Standing Under the Aurora

Under an auroal display in 2004 above a Harstad (Norway) communications tower (NASA)
Under an auroal display in 2004 above a Harstad (Norway) communications tower (Frank Andreassen/NASA)

In 2002, I remember standing on the ice-crusted snow in Svalbard, looking up, in awe of what I was seeing. Dancing overhead, stretching from horizon to horizon was my first aurora. Predominantly green and highly structured against the inky black 24 hour night, the highly dynamic plasma danced, much like a curtain in the wind. Occasionally, I would see the ribbons of green scatter, forming a radiant pattern, much like today’s NASA Astronomy Picture of the Day (APOD), above.

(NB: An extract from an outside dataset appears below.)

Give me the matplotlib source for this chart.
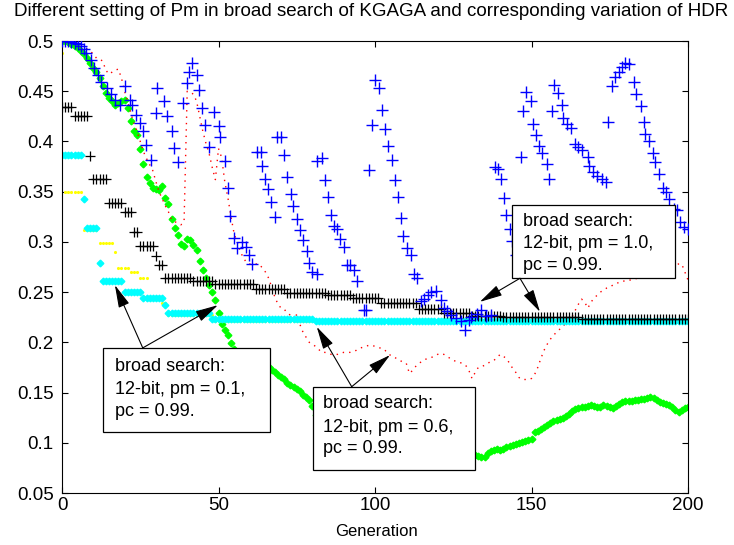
import numpy as np
import matplotlib
matplotlib.use('Agg')
import matplotlib.pyplot as plt
from matplotlib.patches import Rectangle

plt.rcParams['font.family'] = ['Liberation Sans', 'DejaVu Sans']

# ---------------- data ----------------
generations = np.arange(0, 201)

# black '+' series (run-length: level, number of generations)
black_levels = [0.434, 0.425, 0.386, 0.363, 0.339, 0.330, 0.310, 0.296, 0.286, 0.277,
                0.264, 0.261, 0.258, 0.253, 0.249, 0.247, 0.244, 0.239, 0.233, 0.229,
                0.226, 0.225, 0.223]
black_counts = [4, 5, 1, 5, 5, 3, 2, 5, 1, 2, 9, 7, 13, 10, 13, 8, 9, 12, 8, 9, 10, 25, 35]

# cyan series
cyan_levels = [0.387, 0.343, 0.314, 0.279, 0.261, 0.250, 0.244, 0.237, 0.229, 0.223, 0.2215]
cyan_counts = [7, 1, 4, 1, 7, 6, 7, 1, 14, 33, 120]

# yellow series
yellow_levels = [0.488, 0.350, 0.312, 0.2985, 0.290, 0.274, 0.270, 0.264, 0.243, 0.239, 0.227, 0.2212]
yellow_counts = [1, 6, 5, 5, 1, 4, 3, 3, 4, 2, 15, 152]

# green series, one value per generation 0..200
green_values = [
    0.500, 0.500, 0.499, 0.497, 0.495, 0.493, 0.490, 0.487, 0.483, 0.478,
    0.473, 0.469, 0.463, 0.455, 0.448, 0.443, 0.440, 0.436, 0.438, 0.440,
    0.441, 0.433, 0.420, 0.410, 0.406, 0.392, 0.378, 0.365, 0.359, 0.354,
    0.353, 0.352, 0.356, 0.344, 0.338, 0.323, 0.314, 0.307, 0.298, 0.296,
    0.303, 0.302, 0.297, 0.292, 0.281, 0.272, 0.264, 0.257, 0.250, 0.242,
    0.229, 0.218, 0.212, 0.207, 0.199, 0.193, 0.189, 0.187, 0.184, 0.183,
    0.189, 0.189, 0.188, 0.187, 0.182, 0.179, 0.175, 0.172, 0.170, 0.167,
    0.165, 0.163, 0.160, 0.158, 0.156, 0.154, 0.152, 0.148, 0.146, 0.143,
    0.137, 0.128, 0.118, 0.115, 0.114, 0.112, 0.110, 0.107, 0.105, 0.102,
    0.099, 0.097, 0.096, 0.094, 0.092, 0.091, 0.089, 0.087, 0.084, 0.081,
    0.079, 0.080, 0.082, 0.081, 0.083, 0.086, 0.088, 0.089, 0.090, 0.091,
    0.092, 0.092, 0.093, 0.093, 0.094, 0.093, 0.092, 0.091, 0.090, 0.089,
    0.088, 0.089, 0.090, 0.089, 0.088, 0.089, 0.090, 0.089, 0.088, 0.087,
    0.089, 0.090, 0.088, 0.087, 0.086, 0.086, 0.090, 0.092, 0.093, 0.094,
    0.093, 0.094, 0.096, 0.097, 0.098, 0.099, 0.100, 0.101, 0.102, 0.103,
    0.104, 0.111, 0.112, 0.114, 0.116, 0.118, 0.120, 0.122, 0.123, 0.124,
    0.125, 0.127, 0.129, 0.132, 0.134, 0.135, 0.136, 0.136, 0.137, 0.138,
    0.137, 0.136, 0.136, 0.138, 0.137, 0.136, 0.135, 0.137, 0.139, 0.141,
    0.142, 0.142, 0.142, 0.143, 0.143, 0.144, 0.144, 0.145, 0.146, 0.145,
    0.143, 0.141, 0.140, 0.139, 0.138, 0.136, 0.133, 0.131, 0.133, 0.135,
    0.136]

# red dotted series, one value per generation 0..200
red_values = [
    0.500, 0.500, 0.499, 0.498, 0.497, 0.496, 0.495, 0.494, 0.492, 0.490,
    0.487, 0.483, 0.482, 0.480, 0.471, 0.467, 0.469, 0.471, 0.472, 0.463,
    0.450, 0.440, 0.428, 0.418, 0.410, 0.400, 0.390, 0.383, 0.377, 0.371,
    0.360, 0.350, 0.343, 0.336, 0.330, 0.322, 0.320, 0.319, 0.317, 0.320,
    0.450, 0.449, 0.447, 0.440, 0.425, 0.410, 0.398, 0.388, 0.374, 0.362,
    0.393, 0.384, 0.360, 0.344, 0.325, 0.308, 0.300, 0.290, 0.284, 0.279,
    0.278, 0.278, 0.278, 0.278, 0.274, 0.270, 0.264, 0.255, 0.245, 0.238,
    0.234, 0.233, 0.229, 0.227, 0.222, 0.228, 0.218, 0.210, 0.205, 0.200,
    0.198, 0.196, 0.193, 0.190, 0.190, 0.189, 0.188, 0.188, 0.188, 0.189,
    0.190, 0.190, 0.190, 0.191, 0.192, 0.194, 0.195, 0.196, 0.197, 0.197,
    0.196, 0.195, 0.194, 0.193, 0.189, 0.187, 0.185, 0.184, 0.182, 0.180,
    0.179, 0.169, 0.172, 0.176, 0.179, 0.181, 0.183, 0.184, 0.185, 0.186,
    0.188, 0.189, 0.188, 0.186, 0.184, 0.182, 0.181, 0.180, 0.179, 0.177,
    0.172, 0.164, 0.170, 0.175, 0.176, 0.177, 0.179, 0.181, 0.182, 0.185,
    0.188, 0.186, 0.184, 0.179, 0.174, 0.170, 0.165, 0.163, 0.163, 0.163,
    0.164, 0.168, 0.175, 0.184, 0.192, 0.198, 0.203, 0.207, 0.210, 0.213,
    0.216, 0.219, 0.222, 0.226, 0.232, 0.238, 0.243, 0.240, 0.234, 0.240,
    0.244, 0.247, 0.250, 0.252, 0.254, 0.255, 0.257, 0.258, 0.260, 0.261,
    0.261, 0.262, 0.262, 0.263, 0.264, 0.265, 0.266, 0.268, 0.269, 0.270,
    0.271, 0.272, 0.273, 0.274, 0.275, 0.276, 0.277, 0.278, 0.278, 0.270,
    0.262]

# blue '+' series (generation, value) pairs
blue_gen = [0, 1, 2, 3, 4, 5, 6, 7, 7.8, 9.4, 10.3, 11.5, 12.6, 14.5, 15.8, 16.9, 18.5,
            20.1, 21.7, 22.4, 23.8, 24.9, 26, 26.7, 28.4, 29.9, 30.5, 32.7, 33.4, 35,
            35.9, 37.2, 38.8, 40, 40.5, 41.6, 43.2, 43.9, 44.8, 45.6, 46.9, 48.5, 50.1,
            50.6, 52, 53.1, 53.8, 54.9, 56, 57.6, 58.7, 59.7, 60.8, 62.4, 63.5, 64, 65,
            65.8, 66.9, 68, 68.8, 69.9, 70.9, 72, 73.1, 73.9, 75.2, 76, 77.1, 78.2, 79,
            80, 81.4, 81.6, 83.2, 84, 85, 86.1, 86.8, 88, 88.9, 90.2, 91, 92.1, 93.4,
            94.2, 96.6, 97.1, 98.2, 98.9, 100, 101.4, 102.1, 103.2, 104, 105.3, 106.4,
            107.3, 108.3, 109.1, 110.3, 111.5, 112.4, 113.5, 114.7, 115.8, 116.9, 118,
            119.6, 121.2, 122, 123, 124.4, 126, 127.5, 128.6, 130, 130.8, 132.5, 134,
            135.5, 137.2, 138.2, 139.3, 140.4, 141.2, 142, 143, 143.8, 145.2, 146.6,
            147.3, 148.4, 149.8, 150.5, 151.3, 152.3, 153.4, 154.8, 155.5, 156.6, 157.3,
            158.6, 159.6, 160.2, 161.5, 162.6, 163.9, 165, 166.2, 168, 168.4, 169.8, 171,
            172.5, 173.7, 174.6, 175.6, 176.7, 177.8, 179, 180, 181.2, 182.9, 183.3, 185,
            185.8, 186.3, 187.4, 188.7, 189.5, 190.6, 191.9, 193, 193.8, 195.4, 196.5,
            197.5, 198.7, 200]
blue_val = [0.5, 0.5, 0.5, 0.499, 0.498, 0.497, 0.495, 0.492, 0.488, 0.481, 0.473, 0.466,
            0.459, 0.453, 0.447, 0.441, 0.436, 0.455, 0.441, 0.436, 0.426, 0.418, 0.41,
            0.396, 0.382, 0.428, 0.453, 0.44, 0.425, 0.41, 0.393, 0.38, 0.438, 0.458,
            0.469, 0.478, 0.466, 0.451, 0.433, 0.416, 0.394, 0.429, 0.415, 0.404, 0.381,
            0.354, 0.326, 0.304, 0.294, 0.30, 0.295, 0.287, 0.278, 0.389, 0.389, 0.376,
            0.363, 0.353, 0.34, 0.325, 0.404, 0.404, 0.387, 0.365, 0.348, 0.336, 0.323,
            0.312, 0.302, 0.291, 0.279, 0.27, 0.268, 0.381, 0.384, 0.362, 0.345, 0.327,
            0.316, 0.313, 0.303, 0.295, 0.277, 0.277, 0.272, 0.261, 0.232, 0.232, 0.372,
            0.416, 0.461, 0.453, 0.431, 0.412, 0.395, 0.382, 0.362, 0.345, 0.324, 0.306,
            0.294, 0.287, 0.268, 0.264, 0.241, 0.243, 0.247, 0.25, 0.251, 0.242, 0.234,
            0.231, 0.227, 0.224, 0.221, 0.212, 0.222, 0.225, 0.228, 0.232, 0.226, 0.227,
            0.375, 0.373, 0.363, 0.344, 0.327, 0.313, 0.301, 0.287, 0.385, 0.43, 0.449,
            0.44, 0.417, 0.406, 0.395, 0.388, 0.378, 0.363, 0.43, 0.456, 0.448, 0.436,
            0.423, 0.417, 0.413, 0.397, 0.394, 0.391, 0.385, 0.376, 0.37, 0.366, 0.363,
            0.36, 0.419, 0.455, 0.464, 0.469, 0.474, 0.478, 0.477, 0.459, 0.447, 0.435,
            0.419, 0.407, 0.4, 0.388, 0.38, 0.368, 0.354, 0.35, 0.343, 0.333, 0.332, 0.32,
            0.315, 0.313]

x_ticks = [0, 50, 100, 150, 200]
y_ticks = [0.05, 0.1, 0.15, 0.2, 0.25, 0.3, 0.35, 0.4, 0.45, 0.5]
y_tick_labels = ['0.05', '0.1', '0.15', '0.2', '0.25', '0.3', '0.35', '0.4', '0.45', '0.5']

title = 'Different setting of Pm in broad search of KGAGA and corresponding variation of HDR'
box_texts = [
    ['broad search:', '12-bit, pm = 0.1,', 'pc = 0.99.'],
    ['broad search:', '12-bit, pm = 0.6,', 'pc = 0.99.'],
    ['broad search:', '12-bit, pm = 1.0,', 'pc = 0.99.'],
]
# arrow targets (generation, value) for each box
arrow_targets = [
    [(16.9, 0.257), (49.8, 0.237)],
    [(81.4, 0.2154), (104.8, 0.1873)],
    [(133.5, 0.2403), (152.7, 0.2304)],
]

# ---------------- figure ----------------
black_values = np.repeat(black_levels, black_counts)
cyan_values = np.repeat(cyan_levels, cyan_counts)
yellow_values = np.repeat(yellow_levels, yellow_counts)

fig = plt.figure(figsize=(7.34, 5.45), dpi=100)
ax = fig.add_axes([62 / 734, 1 - 493 / 545, 626 / 734, 452 / 545])

ax.plot(generations, green_values, linestyle='none', marker='D', ms=3.4,
        color='#00ff00', mec='#00ff00', zorder=2)
ax.plot(generations, red_values, linestyle=(0, (1, 3.6)), lw=1.0,
        color='#ff0000', zorder=2.2)
ax.plot(generations, yellow_values, linestyle='none', marker='.', ms=2.5,
        color='#ffff00', zorder=2.4)
ax.plot(generations, cyan_values, linestyle='none', marker='D', ms=3.4,
        color='#00ffff', mec='#00ffff', zorder=2.5)
ax.plot(generations, black_values, linestyle='none', marker='+', ms=7, mew=0.9,
        color='black', zorder=2.6)
ax.plot(blue_gen, blue_val, linestyle='none', marker='+', ms=8, mew=1.0,
        color='#0000ff', zorder=2.8)

ax.set_xlim(0, 200)
ax.set_ylim(0.05, 0.5)
ax.set_xticks(x_ticks)
ax.set_xticklabels([str(t) for t in x_ticks])
ax.set_yticks(y_ticks)
ax.set_yticklabels(y_tick_labels)
ax.tick_params(direction='in', length=4, width=0.8, top=True, right=True,
               labelsize=13.5, colors='black')
ax.tick_params(axis='x', pad=3)
ax.tick_params(axis='y', pad=6)
for s in ax.spines.values():
    s.set_linewidth(0.8)

fig.text(371 / 734, 1 - 12 / 545, title, ha='center', va='center', fontsize=13.5)
fig.text(377 / 734, 1 - 532 / 545, 'Generation', ha='center', va='center', fontsize=12)

# annotation boxes (axes fraction): x0, x1, y_bottom, y_top
boxes = [
    (0.0655, 0.332, 0.135, 0.321),
    (0.4014, 0.6597, 0.0509, 0.2352),
    (0.7184, 0.9792, 0.475, 0.637),
]
text_left = [0.0847, 0.4164, 0.736]
line_y = [
    (0.279, 0.230, 0.181),
    (0.198, 0.146, 0.098),
    (0.600, 0.552, 0.504),
]
arrow_origin = [(0.129, 0.321), (0.4628, 0.2352), (0.7316, 0.475)]

for i, (x0, x1, yb, yt) in enumerate(boxes):
    ax.add_patch(Rectangle((x0, yb), x1 - x0, yt - yb, transform=ax.transAxes,
                           facecolor='white', edgecolor='black', lw=0.9, zorder=4))
    for txt, yy in zip(box_texts[i], line_y[i]):
        ax.text(text_left[i], yy, txt, transform=ax.transAxes, ha='left', va='center',
                fontsize=13, zorder=5)
    for tgt in arrow_targets[i]:
        ax.annotate('', xy=tgt, xycoords='data', xytext=arrow_origin[i],
                    textcoords='axes fraction',
                    arrowprops=dict(arrowstyle='-|>,head_length=1.0,head_width=0.25',
                                    color='black', lw=0.8, mutation_scale=14,
                                    shrinkA=0, shrinkB=0), zorder=5)

fig.savefig('out.png', dpi=100)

Seven years ago, I was studying the interaction between the solar wind and the Earth’s upper polar atmosphere with four friends for five months at The University Centre in Svalbard, and it is an experience I’ll never forget. Seeing this dazzling view from a communications tower in northern Norway stirs some amazing memories of my stay on this unique island in the high arctic, watching the light generated as the solar plasma spiralled down Earth’s magnetic field, interacting with our atmosphere.

From that magical day onward, I never underestimated the beauty of physics again

3 thoughts on “Standing Under the Aurora”

  1. Saw this APOD pic on my iGoogle page and stumbled across your site from this week’s Carnival. Looks like the front end of a starship traveling through warp space.

    I need to add “Viewing the aurora” to my list of life’s TODOs.